STATED TASK — Copy out the whole listing exactly as written, leaving the pictures behind.

** start of DATA LINES **

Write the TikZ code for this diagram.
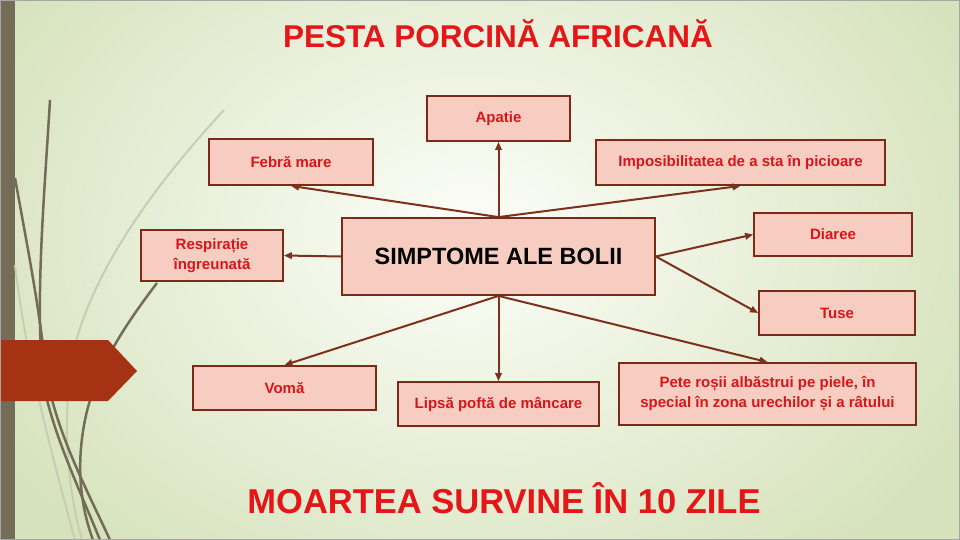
\documentclass[tikz,border=0pt]{standalone}
\usepackage{fontspec}
\setmainfont{Liberation Sans}
\usetikzlibrary{arrows.meta}
\definecolor{bggreen}{RGB}{214,226,188}
\definecolor{bgwhite}{RGB}{253,254,249}
\definecolor{boxfill}{RGB}{248,205,193}
\definecolor{boxline}{RGB}{122,42,22}
\definecolor{arrowc}{RGB}{125,48,28}
\definecolor{labred}{RGB}{214,22,26}
\definecolor{titred}{RGB}{228,22,24}
\definecolor{olivec}{RGB}{115,108,86}
\definecolor{lightolive}{RGB}{200,205,180}
\definecolor{tabred}{RGB}{166,50,20}
\begin{document}
\begin{tikzpicture}[x=1pt,y=-1pt,
  box/.style={draw=boxline, line width=1.8pt, fill=boxfill, rectangle, inner sep=2pt, align=center,
    font=\bfseries\fontsize{15}{20}\selectfont, text=labred},
  conn/.style={draw=arrowc, line width=2pt, -{Triangle[length=8pt,width=6.5pt]}},
  deco/.style={draw=olivec, line width=2.5pt},
  decol/.style={draw=lightolive, line width=2pt},
  bigtext/.style={text=titred, inner sep=0pt}]
% background
\useasboundingbox (0,0) rectangle (960,540);
\fill[bggreen] (0,0) rectangle (960,540);
\shade[inner color=bgwhite, outer color=bggreen] (470,235) ellipse [x radius=560pt, y radius=420pt];
% left decoration
\fill[olivec] (0,0) rectangle (15,540);
\draw[decol] (224,110) .. controls (150,190) and (95,270) .. (75,345) .. controls (60,420) and (68,490) .. (82,540);
\draw[decol] (15,265) .. controls (25,350) and (45,430) .. (75,540);
\draw[deco] (50,100) .. controls (44,200) and (36,290) .. (42,370) .. controls (46,420) and (80,490) .. (100,540);
\draw[deco] (15,178) .. controls (28,250) and (38,300) .. (46,370) .. controls (54,430) and (92,500) .. (110,540);
\draw[deco] (157,283) .. controls (125,325) and (95,370) .. (85,420) .. controls (75,470) and (82,510) .. (93,540);
\fill[tabred] (0,340) -- (108,340) -- (137,371) -- (108,401) -- (0,401) -- cycle;
\draw[gray!70, line width=1pt] (0.5,0.5) rectangle (959.5,539.5);
% titles
\node[bigtext, font=\bfseries\fontsize{31.5}{36}\selectfont] (title) at (498,34) {PESTA PORCINĂ AFRICANĂ};
\node[bigtext, font=\bfseries\fontsize{34.5}{40}\selectfont] (death) at (504,498) {MOARTEA SURVINE ÎN 10 ZILE};
% boxes
\node[box, minimum width=313pt, minimum height=77pt, text=black, font=\bfseries\fontsize{23.5}{26}\selectfont] (center) at (498.5,256.5) {SIMPTOME ALE BOLII};
\node[box, minimum width=143pt, minimum height=45pt] (apatie) at (498.5,118.5) {Apatie};
\node[box, minimum width=164pt, minimum height=46pt] (febra) at (291,162) {Febră mare};
\node[box, minimum width=289pt, minimum height=45pt] (impos) at (740.5,162.5) {Imposibilitatea de a sta în picioare};
\node[box, minimum width=142pt, minimum height=51pt] (resp) at (212,255.5) {Respirație\\îngreunată};
\node[box, minimum width=158pt, minimum height=43pt] (diaree) at (833,234.5) {Diaree};
\node[box, minimum width=156pt, minimum height=44pt] (tuse) at (837,313) {Tuse};
\node[box, minimum width=183pt, minimum height=44pt] (voma) at (284.5,388) {Vomă};
\node[box, minimum width=201pt, minimum height=44pt] (lipsa) at (498.5,404) {Lipsă poftă de mâncare};
\node[box, minimum width=297pt, minimum height=62pt] (pete) at (767.5,394) {Pete roșii albăstrui pe piele, în\\special în zona urechilor și a râtului};
% connectors
\draw[conn] (center.north) -- (apatie.south);
\draw[conn] (center.north) -- (febra.south);
\draw[conn] (center.north) -- (impos.south);
\draw[conn] (center.west) -- (resp.east);
\draw[conn] (center.east) -- (diaree.west);
\draw[conn] (center.east) -- (tuse.west);
\draw[conn] (center.south) -- (voma.north);
\draw[conn] (center.south) -- (lipsa.north);
\draw[conn] (center.south) -- (pete.north);
\end{tikzpicture}
\end{document}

** end of DATA LINES **

CORRECT OUTPUT —
Write the TikZ code for this diagram.
\documentclass[tikz,border=0pt]{standalone}
\usepackage{fontspec}
\setmainfont{Liberation Sans}
\usetikzlibrary{arrows.meta}
\definecolor{bggreen}{RGB}{214,226,188}
\definecolor{bgwhite}{RGB}{253,254,249}
\definecolor{boxfill}{RGB}{248,205,193}
\definecolor{boxline}{RGB}{122,42,22}
\definecolor{arrowc}{RGB}{125,48,28}
\definecolor{labred}{RGB}{214,22,26}
\definecolor{titred}{RGB}{228,22,24}
\definecolor{olivec}{RGB}{115,108,86}
\definecolor{lightolive}{RGB}{200,205,180}
\definecolor{tabred}{RGB}{166,50,20}
\begin{document}
\begin{tikzpicture}[x=1pt,y=-1pt,
  box/.style={draw=boxline, line width=1.8pt, fill=boxfill, rectangle, inner sep=2pt, align=center,
    font=\bfseries\fontsize{15}{20}\selectfont, text=labred},
  conn/.style={draw=arrowc, line width=2pt, -{Triangle[length=8pt,width=6.5pt]}},
  deco/.style={draw=olivec, line width=2.5pt},
  decol/.style={draw=lightolive, line width=2pt},
  bigtext/.style={text=titred, inner sep=0pt}]
% background
\useasboundingbox (0,0) rectangle (960,540);
\fill[bggreen] (0,0) rectangle (960,540);
\shade[inner color=bgwhite, outer color=bggreen] (470,235) ellipse [x radius=560pt, y radius=420pt];
% left decoration
\fill[olivec] (0,0) rectangle (15,540);
\draw[decol] (224,110) .. controls (150,190) and (95,270) .. (75,345) .. controls (60,420) and (68,490) .. (82,540);
\draw[decol] (15,265) .. controls (25,350) and (45,430) .. (75,540);
\draw[deco] (50,100) .. controls (44,200) and (36,290) .. (42,370) .. controls (46,420) and (80,490) .. (100,540);
\draw[deco] (15,178) .. controls (28,250) and (38,300) .. (46,370) .. controls (54,430) and (92,500) .. (110,540);
\draw[deco] (157,283) .. controls (125,325) and (95,370) .. (85,420) .. controls (75,470) and (82,510) .. (93,540);
\fill[tabred] (0,340) -- (108,340) -- (137,371) -- (108,401) -- (0,401) -- cycle;
\draw[gray!70, line width=1pt] (0.5,0.5) rectangle (959.5,539.5);
% titles
\node[bigtext, font=\bfseries\fontsize{31.5}{36}\selectfont] (title) at (498,34) {PESTA PORCINĂ AFRICANĂ};
\node[bigtext, font=\bfseries\fontsize{34.5}{40}\selectfont] (death) at (504,498) {MOARTEA SURVINE ÎN 10 ZILE};
% boxes
\node[box, minimum width=313pt, minimum height=77pt, text=black, font=\bfseries\fontsize{23.5}{26}\selectfont] (center) at (498.5,256.5) {SIMPTOME ALE BOLII};
\node[box, minimum width=143pt, minimum height=45pt] (apatie) at (498.5,118.5) {Apatie};
\node[box, minimum width=164pt, minimum height=46pt] (febra) at (291,162) {Febră mare};
\node[box, minimum width=289pt, minimum height=45pt] (impos) at (740.5,162.5) {Imposibilitatea de a sta în picioare};
\node[box, minimum width=142pt, minimum height=51pt] (resp) at (212,255.5) {Respirație\\îngreunată};
\node[box, minimum width=158pt, minimum height=43pt] (diaree) at (833,234.5) {Diaree};
\node[box, minimum width=156pt, minimum height=44pt] (tuse) at (837,313) {Tuse};
\node[box, minimum width=183pt, minimum height=44pt] (voma) at (284.5,388) {Vomă};
\node[box, minimum width=201pt, minimum height=44pt] (lipsa) at (498.5,404) {Lipsă poftă de mâncare};
\node[box, minimum width=297pt, minimum height=62pt] (pete) at (767.5,394) {Pete roșii albăstrui pe piele, în\\special în zona urechilor și a râtului};
% connectors
\draw[conn] (center.north) -- (apatie.south);
\draw[conn] (center.north) -- (febra.south);
\draw[conn] (center.north) -- (impos.south);
\draw[conn] (center.west) -- (resp.east);
\draw[conn] (center.east) -- (diaree.west);
\draw[conn] (center.east) -- (tuse.west);
\draw[conn] (center.south) -- (voma.north);
\draw[conn] (center.south) -- (lipsa.north);
\draw[conn] (center.south) -- (pete.north);
\end{tikzpicture}
\end{document}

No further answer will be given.